Edmonds police arrested Guthrie while he was seeking signatures on a petition to get Libertarian presidential candidate Chase Oliver on Washington’s ballot this year.
Guthrie, a semi-retired substitute teacher, will appear on August’s primary ballot. The Edmonds Libertarian will challenge 10-year incumbent Rep. Lillian Ortiz-Self, a Democrat from Mukilteo.
Over two days, he gathered about 90 signatures for the statewide Libertarian Party during the Edmonds Arts Festival at the Frances Anderson Center, a city-owned park.
Though it was public property, event organizers asked Guthrie a few times to leave, before the arrest. He said the event manager claimed they had the right to ask him to leave, since the Edmonds Arts Festival had rented out the public park.
Guthrie refused.
“This is a public event on government-owned property, and I don’t believe they have the right to exclude petitioners there,” Guthrie said. “They don’t have the power to violate those rights just because someone else paid the money.”
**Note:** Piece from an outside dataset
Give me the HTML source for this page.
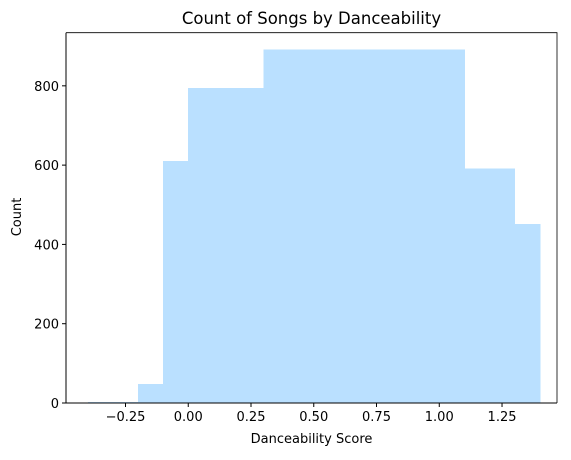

Shane Pocius, operations manager for the festival, did not respond to a request for comment.
Eventually, four police officers asked him to leave the park and conduct his business on the sidewalk, instead.
After he refused to leave again, the officers arrested him.
Guthrie was booked into the Snohomish County Jail shortly after 2 p.m. last Friday. He was released hours later, after his wife posted the $500 bail.
While in jail, Guthrie said he was strip-searched and spent several hours in custody.
“They had me in a jail cell for four hours alone, and then another two hours with some rather scary other gentlemen,” he said.
Guthrie believes the festival and city violated his First Amendment rights, since he was still on public city property.
A spokesperson from Edmonds Police Department did not immediately have answers to a Daily Herald reporter’s questions.
“When I was sitting there for those six hours in that jail cell in Everett, I thought to myself, I am a political prisoner,” he said.
It’s Guthrie’s first second running for state House against Ortiz-Self. Last time he took third place, as a Libertarian candidate.
Ortiz-Self did not immediately respond to a request for comment.
In an Edmonds Municipal Court hearing Monday, Guthrie pleaded not guilty to the criminal trespassing charge. Still, he hopes the case will be dismissed.
Misdemeanors like second-degree criminal trespass carry a maximum penalty of 90 days in jail and a $1,000 fine.
“I can afford $1,000,” he said, “but any fine, any penalty for me, would be a travesty of justice.”